- Gerçek (Sözlük) Anlam
- Mecaz (Değişmece) Anlam
- Somut Anlam
- Soyut Anlam
- Dolaylama
- Terim Anlam
GERÇEK (SÖZLÜK) ANLAM
Söylendiği zaman zihnimizde oluşturduğu ilk anlama yani temel anlamına gerçek anlam denir. Günlük hayatta en çok kullanılan anlam çeşididir. Sözlükteki ilk anlam olarak de bilinir.
“soğuk” sözcüğünün aklımıza gelen ilk anlamı; ısısı düşük olan, sıcak olmayandır.
- Bu sokağın çeşmelerinden soğuk sular akardı.
“ince” sözcüğünün aklımıza gelen ilk anlamı; dar olan, kalınlığı az olandır.

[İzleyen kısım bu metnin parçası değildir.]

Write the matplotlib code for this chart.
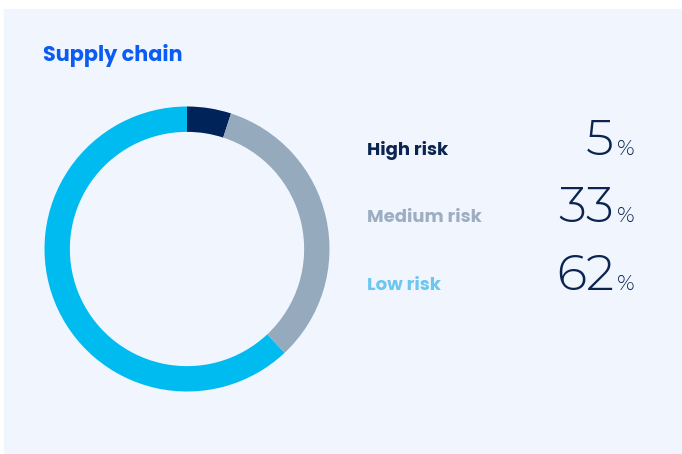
import matplotlib.pyplot as plt

# data
labels = ['High risk', 'Medium risk', 'Low risk']
shares = [5, 33, 62]
slice_colors = ['#00235A', '#95AABD', '#00BBEF']
label_colors = ['#0B2550', '#9DAEC2', '#6CC6F0']
title = 'Supply chain'

NUM_FONT = 'Montserrat Alternates'
TXT_FONT = 'Poppins'

W, H = 682, 454
fig = plt.figure(figsize=(W / 100, H / 100), dpi=100)
fig.patch.set_facecolor('white')

# card background + text layer in pixel coords (y down)
bg = fig.add_axes([0, 0, 1, 1])
bg.set_xlim(0, W)
bg.set_ylim(H, 0)
bg.axis('off')
bg.add_patch(plt.Rectangle((4, 9), W - 4, H - 9, color='#F1F6FE', zorder=0))

bg.text(43, 61, title, fontsize=15, fontweight='bold', color='#0A5CF5',
        family=TXT_FONT, va='baseline', ha='left')

baselines = [155, 222, 289.5]
for lab, val, col, yb in zip(labels, shares, label_colors, baselines):
    bg.text(367, yb, lab, fontsize=13, fontweight='bold', color=col,
            family=TXT_FONT, va='baseline', ha='left')
    bg.text(614, yb, str(val), fontsize=36, fontweight=300, color='#0B2550',
            family=NUM_FONT, va='baseline', ha='right')
    bg.text(635, yb, '%', fontsize=15.5, fontweight=300, color='#0B2550',
            family=NUM_FONT, va='baseline', ha='right')

# donut
cx, cy, r = 187, 249, 142.5
ax = fig.add_axes([(cx - r) / W, (H - cy - r) / H, 2 * r / W, 2 * r / H])
ax.pie(shares, colors=slice_colors, startangle=90, counterclock=False,
       radius=1, wedgeprops=dict(width=0.178, linewidth=0))
ax.set_xlim(-1, 1)
ax.set_ylim(-1, 1)
ax.axis('off')

fig.savefig('out.png', dpi=100)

- Üzerinde ince bir gömlek vardı.
“El” sözcüğünün aklımıza gelen ilk anlamı; kolun parmak uçlarına kadar olan, tutmaya ve iş yapmaya yarayan bölümdür.
- Elindeki kağıtları masanın üzerine bıraktı.
- Çocuk ağır çantayı kaldıramadı.
- Evin camlarını kırmışlar.
- Bahçedeki kuru otları yakmışlar.
- Top oynarken okulun camını kırmışlar.
- Bu karanlıkta dolaşmaktansa evde otururum.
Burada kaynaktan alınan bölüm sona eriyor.